Oui, je comprends ces protestations, mais je ne suis pas sûr que l’intervention de la politique, de la police, des Etats, de l’UE, du FMI rétablira tel un « Deus ex machina » la situation d’antan (ce qui déjà n’était pas la panacée). Encore moins qu’elle résoudra la crise, voire redémarrera la machine salvatrice de la croissance mondiale si nous ne changeons pas notre attitude de base, notre philosophie de vie. J’ai bien peur en effet que les sources de la crise doivent être recherchées justement ici: était-elle justifiée, cette croissance glorieuse des économies?
Comme nous le savons, un des moteurs de cette période de développement n’était autre que l’Amérique toute puissante – qui n’en avait pas les moyens et qui dépensait l’argent de ses innombrables créditeurs. Pour que l’on puisse continuer de « foncer », on a inondé le marché intérieur américain de crédits immobiliers distribués à des gens qui ne pouvaient pas les rembourser – d’où la faillite. Mais était-ce uniquement l’immobilier, avec les fameux crédits « sub-primes », ces vraies dettes déguisées en valeurs à haut rendement?

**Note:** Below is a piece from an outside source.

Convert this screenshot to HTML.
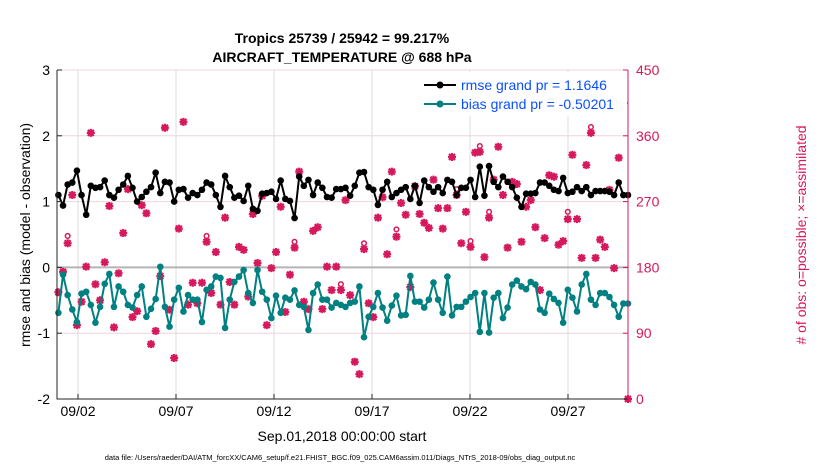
<!DOCTYPE html>
<html><head><meta charset="utf-8"><style>
body{margin:0;background:#fff;}
svg{display:block;font-family:"Liberation Sans",sans-serif;}
</style></head><body>
<svg id="chart" width="830" height="470" viewBox="0 0 830 470">
<rect width="830" height="470" fill="#fff"/>
<text x="342" y="43" text-anchor="middle" font-size="14" font-weight="bold">Tropics 25739 / 25942 = 99.217%</text>
<text x="342" y="62" text-anchor="middle" font-size="14" font-weight="bold">AIRCRAFT_TEMPERATURE @ 688 hPa</text>
<g id="grid"></g>
<g id="marks"></g>
<g id="axes"></g>
<text transform="translate(30,235) rotate(-90)" text-anchor="middle" font-size="14">rmse and bias (model - observation)</text>
<text transform="translate(806,235) rotate(-90)" text-anchor="middle" font-size="14" fill="#d6185c"># of obs: o=possible; ×=assimilated</text>
<text x="342" y="441" text-anchor="middle" font-size="14">Sep.01,2018 00:00:00 start</text>
<text x="340" y="460" text-anchor="middle" font-size="7.5">data file: /Users/raeder/DAI/ATM_forcXX/CAM6_setup/f.e21.FHIST_BGC.f09_025.CAM6assim.011/Diags_NTrS_2018-09/obs_diag_output.nc</text>
<g>
<rect x="420" y="72" width="207" height="44" fill="#fff"/>
<line x1="424" y1="85" x2="456" y2="85" stroke="#000" stroke-width="2"/>
<circle cx="440" cy="85" r="3.5" fill="#000"/>
<text x="461" y="90" font-size="14" fill="#0a50ff">rmse grand pr = 1.1646</text>
<line x1="424" y1="104" x2="456" y2="104" stroke="#008080" stroke-width="2"/>
<circle cx="440" cy="104" r="3.5" fill="#008080"/>
<text x="461" y="109" font-size="14" fill="#0a50ff">bias grand pr = -0.50201</text>
</g>
</svg>
<script>
const rmse=[1.10,0.94,1.26,1.29,1.47,1.10,0.80,1.24,1.21,1.22,1.32,1.10,1.06,1.18,1.26,1.39,1.21,1.00,1.07,1.15,1.22,1.44,1.13,1.30,1.29,1.00,1.18,1.19,1.06,1.13,
1.10,1.18,1.29,1.26,1.10,0.92,1.39,1.22,1.06,1.09,1.01,1.24,0.89,0.86,1.12,1.13,1.15,1.04,1.32,1.04,1.01,0.75,1.38,1.24,1.33,1.10,1.29,1.21,1.07,1.06,1.19,
1.19,1.21,1.09,1.24,1.44,1.45,1.22,1.18,0.95,1.18,1.30,1.07,1.13,1.18,1.22,1.04,1.24,0.98,1.32,1.22,1.15,1.22,1.13,1.33,1.30,1.10,1.21,1.21,1.33,1.07,1.53,
1.09,1.54,1.30,1.22,1.38,1.30,1.22,1.06,0.92,1.12,1.12,1.13,1.29,1.29,1.24,1.18,1.16,1.36,1.13,1.15,1.22,1.16,1.22,1.10,1.16,1.16,1.16,1.15,1.10,1.29,1.10,1.10];
const bias=[-0.69,-0.11,-0.42,-0.64,-0.83,-0.40,-0.37,-0.57,-0.84,-0.60,-0.25,-0.10,-0.60,-0.29,-0.37,-0.57,-0.61,-0.42,-0.29,-0.75,-0.63,-0.48,0.01,-0.60,-0.90,-0.49,-0.31,-0.67,-0.42,-0.49,
-0.49,-0.83,-0.34,-0.29,-0.14,-0.16,-0.92,-0.49,-0.22,-0.14,-0.04,-0.39,-0.54,-0.04,-0.37,-0.49,-0.77,-0.43,-0.69,-0.46,-0.49,-0.35,-0.57,-0.60,-0.95,-0.39,-0.26,-0.49,-0.49,-0.61,-0.54,
-0.57,-0.60,-0.54,-0.52,-0.29,-1.06,-0.75,-0.60,-0.39,-0.61,-0.81,-0.58,-0.43,-0.73,-0.72,-0.13,-0.52,-0.52,-0.61,-0.49,-0.23,-0.49,-0.69,-0.14,-0.73,-0.60,-0.60,-0.52,-0.45,-0.39,-0.98,
-0.39,-0.99,-0.46,-0.39,-0.77,-0.61,-0.26,-0.20,-0.29,-0.33,-0.22,-0.26,-0.64,-0.69,-0.40,-0.48,-0.54,-0.84,-0.34,-0.46,-0.67,-0.26,-0.10,-0.49,-0.57,-0.39,-0.39,-0.45,-0.57,-0.75,-0.55,-0.55];
const obsCount=[146,174,213,279,101,133,181,364,157,135,187,264,98,172,227,287,112,120,265,254,75,93,168,371,122,56,233,379,129,159,
131,159,215,145,201,129,248,160,129,208,204,140,253,186,278,101,179,201,263,119,170,207,311,133,123,230,235,123,181,149,
181,149,272,142,51,34,205,131,112,248,276,198,311,222,268,252,153,291,253,241,234,300,261,233,261,331,279,213,256,208,337,
338,194,248,300,345,279,207,297,294,215,263,272,235,149,220,306,304,211,216,246,334,246,193,320,364,193,218,208,286,179,330,405,0];
const possibleExtra=[0,0,5,0,0,0,0,0,0,0,0,0,0,0,0,0,0,0,0,0,0,0,0,0,0,0,0,0,0,0,
0,0,4,0,0,0,0,0,0,0,0,0,0,0,0,0,0,0,0,0,0,4,0,0,0,0,0,0,0,0,0,
4,0,0,0,0,4,0,0,0,0,0,0,5,0,0,0,0,0,0,0,0,0,0,0,0,4,0,0,4,0,4,
0,4,0,0,0,0,0,0,0,0,0,0,0,0,0,0,0,0,5,0,0,0,0,4,0,0,0,0,0,0,0,0,0];
const leftTicks=[3,2,1,0,-1,-2];
const rightTicks=[450,360,270,180,90,0];
const dateTickDays=[1,6,11,16,21,26];
const dateTickLabels=["09/02","09/07","09/12","09/17","09/22","09/27"];
const daySpan=29.06;

const L=57,R=628,T=70,B=399;
const x=d=>58.4+d*19.6;
const yL=v=>T+(3-v)*(B-T)/5;
const yR=v=>B-v*(B-T)/450;
const dayOf=i=>i*daySpan/(rmse.length-1);
const NS="http://www.w3.org/2000/svg";
function mk(tag,attrs,parent){const e=document.createElementNS(NS,tag);for(const k in attrs)e.setAttribute(k,attrs[k]);parent.appendChild(e);return e;}
const grid=document.getElementById('grid'),marks=document.getElementById('marks'),axes=document.getElementById('axes');

dateTickDays.forEach((d,i)=>{
  const g=mk('line',{x1:x(d),x2:x(d),y1:T,y2:B,stroke:'#dcdcdc','stroke-width':1},grid);
  
  
  const tk=mk('line',{x1:x(d),x2:x(d),y1:B,y2:B-5,stroke:'#262626'},axes);
  
  
  const t=mk('text',{x:x(d),y:B+17,'text-anchor':'middle','font-size':14},axes);
  t.textContent=dateTickLabels[i];
  
  
});
leftTicks.forEach(v=>{
  const g=mk('line',{x1:L,x2:R,y1:yL(v),y2:yL(v),stroke:v===0?'#b4b4b4':'#f0d4de','stroke-width':v===0?2:1},grid);
  
  
  const tk=mk('line',{x1:L,x2:L+5,y1:yL(v),y2:yL(v),stroke:'#262626'},axes);
  
  
  const t=mk('text',{x:L-7,y:yL(v)+5,'text-anchor':'end','font-size':14},axes);
  t.textContent=v;
  
  
});
rightTicks.forEach(v=>{
  const tk=mk('line',{x1:R,x2:R-5,y1:yR(v),y2:yR(v),stroke:'#d6185c'},axes);
  
  
  const t=mk('text',{x:R+8,y:yR(v)+5,'font-size':14,fill:'#d6185c'},axes);
  t.textContent=v;
  
  
});
const ax=mk('path',{d:`M${L},${T}V${B}H${R}`,fill:'none',stroke:'#262626','stroke-width':1},axes);


const ar=mk('line',{x1:R,x2:R,y1:T,y2:B,stroke:'#d6185c'},axes);



// obs counts
obsCount.forEach((c,i)=>{
  const cx=x(dayOf(i)),cy=yR(c);
  const g=mk('g',{stroke:'#d6185c','stroke-width':2.2,fill:'none'},marks);
  
  
  if(possibleExtra[i]>0) mk('circle',{cx:cx,cy:yR(c+possibleExtra[i]*2),r:2.3,'stroke-width':1.5},g);
  mk('path',{d:`M${cx-4},${cy}h8M${cx},${cy-4}v8M${cx-3},${cy-3}l6,6M${cx+3},${cy-3}l-6,6`},g);
  mk('circle',{cx:cx,cy:cy,r:2,fill:'#d6185c',stroke:'none'},g);
});
function series(vals,color,name){
  const pts=vals.map((v,i)=>[x(dayOf(i)),yL(v)]);
  const p=mk('polyline',{points:pts.map(q=>q.join(',')).join(' '),fill:'none',stroke:color,'stroke-width':2},marks);
  
  
  pts.forEach(q=>{
    const c=mk('circle',{cx:q[0],cy:q[1],r:3.3,fill:color},marks);
    
    
  });
}
series(bias,'#008080','bias');
series(rmse,'#000000','rmse');
</script>
</body></html>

Et les belles voitures toujours plus belles achetées à crédit ? Et quid des autres marchandises qu’hier nous ne pouvions pas même imaginer et que nous considérons maintenant indispensables (parce que l’on nous a convaincus que notre bonheur ne serait pas si nous ne les possédions pas...) ?
Ce ne sont pas uniquement les capitalistes vilains, les financiers insatiables, les politiciens populistes qui portent la responsabilité pour l’état actuel des choses mais également tous ceux d’entre nous qui se sont prêtés allègrement au jeu du toujours mieux, du développement sans fin – et à n’importe quel prix.
J’ai le sentiment confus que nous avons pris une avance trop grande sur nos ressources, sur celles de notre planète, de nos sociétés, et que le bien-être des riches s’est réalisé trop souvent aux détriments des plus dépourvus ? Á quand la reprise de la croissance? – demande tout le monde désespérément. Ne serait-il pas plus réaliste de réévaluer nos possibilités? Changer un peu ou beaucoup nos habitudes de consommation et notre mode de vie, faire la part du feu – dans notre intérêt et dans celui des générations futures.
Mais les participants de la journée d’action ont raison d’exiger de leurs politiciens des approches et des solutions nouvelles et raisonnables pour sortir de la crise. Les anciennes ont échoué, n’est-ce pas?